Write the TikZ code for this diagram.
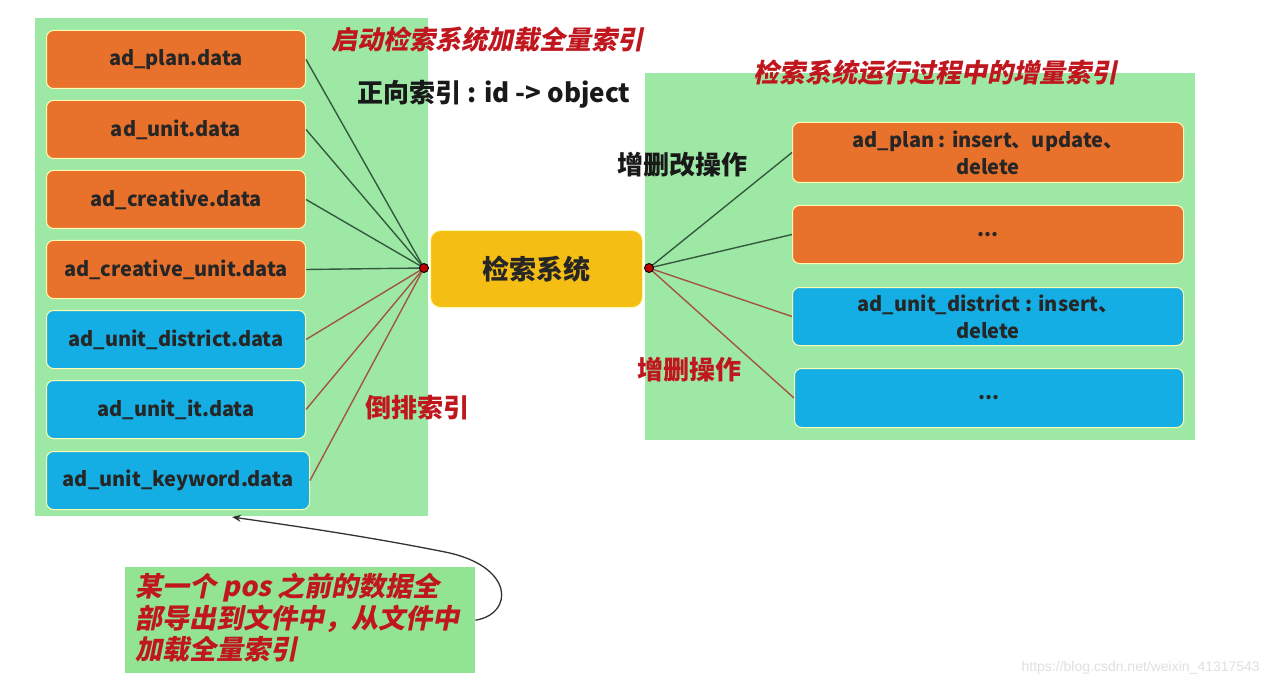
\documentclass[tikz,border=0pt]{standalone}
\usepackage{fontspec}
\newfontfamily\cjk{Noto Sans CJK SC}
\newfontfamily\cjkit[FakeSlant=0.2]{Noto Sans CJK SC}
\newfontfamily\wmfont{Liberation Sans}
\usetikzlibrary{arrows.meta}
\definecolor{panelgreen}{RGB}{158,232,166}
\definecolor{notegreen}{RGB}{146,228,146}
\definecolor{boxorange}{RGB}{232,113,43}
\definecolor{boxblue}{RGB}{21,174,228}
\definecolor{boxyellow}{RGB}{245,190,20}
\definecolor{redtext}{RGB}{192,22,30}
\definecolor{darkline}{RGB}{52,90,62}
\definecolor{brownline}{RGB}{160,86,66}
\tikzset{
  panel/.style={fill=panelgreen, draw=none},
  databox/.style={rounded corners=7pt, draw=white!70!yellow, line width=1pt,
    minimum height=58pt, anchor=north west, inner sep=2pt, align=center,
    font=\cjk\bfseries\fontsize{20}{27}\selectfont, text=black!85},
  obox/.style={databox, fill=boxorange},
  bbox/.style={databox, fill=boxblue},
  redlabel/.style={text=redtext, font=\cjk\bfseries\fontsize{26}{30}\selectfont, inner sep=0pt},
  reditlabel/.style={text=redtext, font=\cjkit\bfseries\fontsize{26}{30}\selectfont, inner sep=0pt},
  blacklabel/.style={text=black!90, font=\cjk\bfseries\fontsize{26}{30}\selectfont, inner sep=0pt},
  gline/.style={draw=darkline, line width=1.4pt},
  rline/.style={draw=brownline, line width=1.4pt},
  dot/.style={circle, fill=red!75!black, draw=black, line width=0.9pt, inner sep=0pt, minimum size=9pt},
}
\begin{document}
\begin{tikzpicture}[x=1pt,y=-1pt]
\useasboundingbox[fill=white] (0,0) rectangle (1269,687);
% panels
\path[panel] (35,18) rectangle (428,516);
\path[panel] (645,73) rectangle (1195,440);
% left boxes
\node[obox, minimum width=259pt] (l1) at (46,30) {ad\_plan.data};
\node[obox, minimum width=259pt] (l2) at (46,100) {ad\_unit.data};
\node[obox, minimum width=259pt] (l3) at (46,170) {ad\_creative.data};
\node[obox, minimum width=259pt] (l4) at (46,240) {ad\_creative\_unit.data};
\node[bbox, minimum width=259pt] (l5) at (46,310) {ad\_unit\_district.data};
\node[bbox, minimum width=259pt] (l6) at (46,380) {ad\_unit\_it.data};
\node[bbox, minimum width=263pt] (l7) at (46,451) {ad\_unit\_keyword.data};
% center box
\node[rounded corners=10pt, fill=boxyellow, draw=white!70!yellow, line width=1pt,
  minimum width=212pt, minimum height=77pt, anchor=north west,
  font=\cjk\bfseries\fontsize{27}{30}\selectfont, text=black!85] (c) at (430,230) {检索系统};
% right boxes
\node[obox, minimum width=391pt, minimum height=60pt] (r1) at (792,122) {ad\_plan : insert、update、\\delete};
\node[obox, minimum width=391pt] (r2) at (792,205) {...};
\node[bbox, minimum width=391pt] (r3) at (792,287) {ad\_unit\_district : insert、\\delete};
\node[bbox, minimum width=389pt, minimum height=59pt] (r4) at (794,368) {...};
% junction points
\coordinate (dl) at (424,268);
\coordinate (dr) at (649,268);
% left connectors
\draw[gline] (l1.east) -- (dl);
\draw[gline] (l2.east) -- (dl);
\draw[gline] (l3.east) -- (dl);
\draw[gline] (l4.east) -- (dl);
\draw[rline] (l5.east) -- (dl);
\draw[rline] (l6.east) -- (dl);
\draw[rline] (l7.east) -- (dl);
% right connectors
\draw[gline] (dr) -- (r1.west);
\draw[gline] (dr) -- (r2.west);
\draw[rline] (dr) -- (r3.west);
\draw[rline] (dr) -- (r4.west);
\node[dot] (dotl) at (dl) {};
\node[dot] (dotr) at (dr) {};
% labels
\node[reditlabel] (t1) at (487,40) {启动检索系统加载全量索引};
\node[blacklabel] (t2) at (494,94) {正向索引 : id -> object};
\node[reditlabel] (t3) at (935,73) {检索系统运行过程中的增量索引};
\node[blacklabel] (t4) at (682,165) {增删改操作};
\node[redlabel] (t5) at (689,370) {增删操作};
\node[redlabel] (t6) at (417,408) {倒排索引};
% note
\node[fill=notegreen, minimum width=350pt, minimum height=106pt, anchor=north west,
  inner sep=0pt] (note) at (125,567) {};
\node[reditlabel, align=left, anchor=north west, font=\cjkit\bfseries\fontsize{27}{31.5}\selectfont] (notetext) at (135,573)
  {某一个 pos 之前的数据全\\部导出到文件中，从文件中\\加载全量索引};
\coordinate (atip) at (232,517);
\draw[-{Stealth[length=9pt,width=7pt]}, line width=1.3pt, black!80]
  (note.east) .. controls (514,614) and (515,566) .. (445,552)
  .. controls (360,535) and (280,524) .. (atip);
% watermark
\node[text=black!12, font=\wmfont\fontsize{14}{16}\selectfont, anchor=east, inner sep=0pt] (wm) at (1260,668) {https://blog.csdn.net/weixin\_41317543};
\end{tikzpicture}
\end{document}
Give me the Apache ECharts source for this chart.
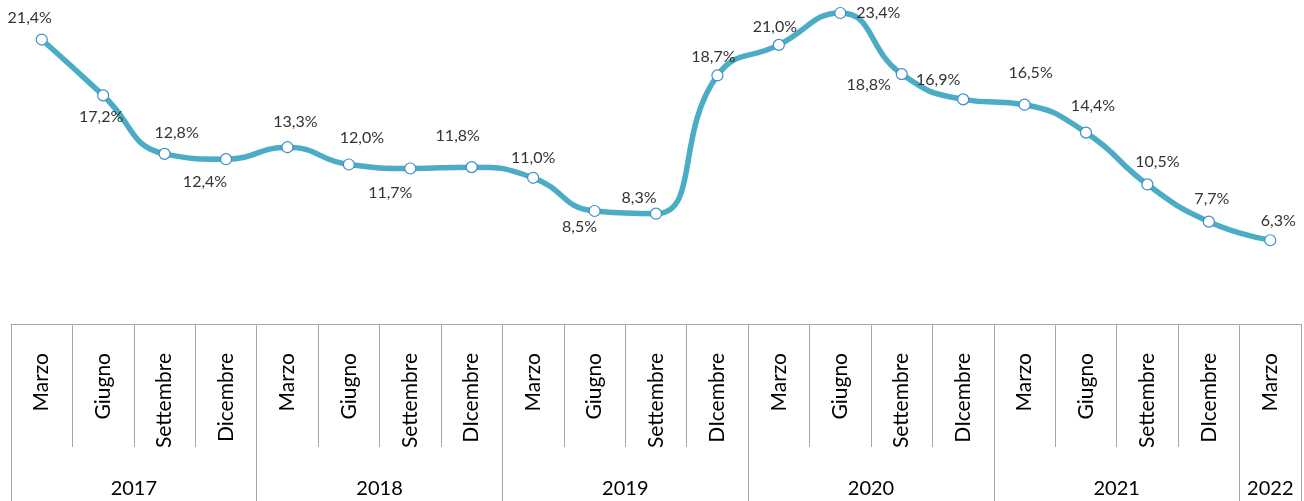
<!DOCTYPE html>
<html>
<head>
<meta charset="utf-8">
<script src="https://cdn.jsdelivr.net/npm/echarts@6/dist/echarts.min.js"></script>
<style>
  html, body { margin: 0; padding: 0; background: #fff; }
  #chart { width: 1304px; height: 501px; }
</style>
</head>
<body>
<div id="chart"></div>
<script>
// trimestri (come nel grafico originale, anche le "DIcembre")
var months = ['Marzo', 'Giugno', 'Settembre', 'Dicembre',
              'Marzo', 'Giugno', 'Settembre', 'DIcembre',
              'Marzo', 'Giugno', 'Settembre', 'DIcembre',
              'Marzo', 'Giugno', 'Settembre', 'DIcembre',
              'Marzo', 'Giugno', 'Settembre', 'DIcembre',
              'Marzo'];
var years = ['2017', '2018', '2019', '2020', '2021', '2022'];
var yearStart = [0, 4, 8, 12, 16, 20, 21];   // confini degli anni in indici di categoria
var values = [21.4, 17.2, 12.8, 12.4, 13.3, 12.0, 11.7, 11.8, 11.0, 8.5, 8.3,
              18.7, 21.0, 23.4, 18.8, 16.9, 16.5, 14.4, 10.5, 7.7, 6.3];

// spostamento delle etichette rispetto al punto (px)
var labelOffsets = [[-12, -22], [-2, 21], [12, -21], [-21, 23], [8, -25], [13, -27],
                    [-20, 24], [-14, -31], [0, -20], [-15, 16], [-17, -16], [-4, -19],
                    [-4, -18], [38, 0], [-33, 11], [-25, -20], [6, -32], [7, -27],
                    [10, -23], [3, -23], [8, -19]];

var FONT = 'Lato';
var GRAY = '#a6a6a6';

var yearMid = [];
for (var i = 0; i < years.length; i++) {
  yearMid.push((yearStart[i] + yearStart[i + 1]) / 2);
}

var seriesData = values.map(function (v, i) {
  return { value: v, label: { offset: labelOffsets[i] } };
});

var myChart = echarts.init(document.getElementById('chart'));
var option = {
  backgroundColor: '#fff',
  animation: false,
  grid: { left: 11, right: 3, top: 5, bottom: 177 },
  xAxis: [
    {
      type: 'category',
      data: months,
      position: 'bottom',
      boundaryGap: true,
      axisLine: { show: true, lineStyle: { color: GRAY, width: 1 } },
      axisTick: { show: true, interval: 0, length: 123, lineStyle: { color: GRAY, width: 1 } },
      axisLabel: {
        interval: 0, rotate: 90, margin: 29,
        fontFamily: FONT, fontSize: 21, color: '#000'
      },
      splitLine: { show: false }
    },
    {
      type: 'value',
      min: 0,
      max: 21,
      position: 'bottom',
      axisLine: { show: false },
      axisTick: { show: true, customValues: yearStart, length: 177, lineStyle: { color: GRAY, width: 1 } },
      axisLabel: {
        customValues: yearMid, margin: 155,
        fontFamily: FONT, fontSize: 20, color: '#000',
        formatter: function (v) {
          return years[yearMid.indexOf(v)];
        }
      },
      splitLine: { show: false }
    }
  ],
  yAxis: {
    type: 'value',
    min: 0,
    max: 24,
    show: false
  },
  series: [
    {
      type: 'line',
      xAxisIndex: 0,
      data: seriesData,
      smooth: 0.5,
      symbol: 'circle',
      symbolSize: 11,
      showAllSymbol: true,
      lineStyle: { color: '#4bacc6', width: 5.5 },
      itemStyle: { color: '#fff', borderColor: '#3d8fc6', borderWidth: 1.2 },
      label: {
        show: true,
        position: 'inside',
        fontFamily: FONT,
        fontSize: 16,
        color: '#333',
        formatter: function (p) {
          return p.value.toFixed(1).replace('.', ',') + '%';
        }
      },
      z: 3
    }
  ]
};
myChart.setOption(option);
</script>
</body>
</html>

==*==

**Exercise aim**
Give again, word for word, the lines from the one that contains "Give me the" to the one that contains "18.7, 21.0, 23.4, 18.8, 16.9, 16.5, 14.4, 10.5, 7.7, 6.3];", both included. Omit the pictures.

**Solved problem**
Give me the Apache ECharts source for this chart.
<!DOCTYPE html>
<html>
<head>
<meta charset="utf-8">
<script src="https://cdn.jsdelivr.net/npm/echarts@6/dist/echarts.min.js"></script>
<style>
  html, body { margin: 0; padding: 0; background: #fff; }
  #chart { width: 1304px; height: 501px; }
</style>
</head>
<body>
<div id="chart"></div>
<script>
// trimestri (come nel grafico originale, anche le "DIcembre")
var months = ['Marzo', 'Giugno', 'Settembre', 'Dicembre',
              'Marzo', 'Giugno', 'Settembre', 'DIcembre',
              'Marzo', 'Giugno', 'Settembre', 'DIcembre',
              'Marzo', 'Giugno', 'Settembre', 'DIcembre',
              'Marzo', 'Giugno', 'Settembre', 'DIcembre',
              'Marzo'];
var years = ['2017', '2018', '2019', '2020', '2021', '2022'];
var yearStart = [0, 4, 8, 12, 16, 20, 21];   // confini degli anni in indici di categoria
var values = [21.4, 17.2, 12.8, 12.4, 13.3, 12.0, 11.7, 11.8, 11.0, 8.5, 8.3,
              18.7, 21.0, 23.4, 18.8, 16.9, 16.5, 14.4, 10.5, 7.7, 6.3];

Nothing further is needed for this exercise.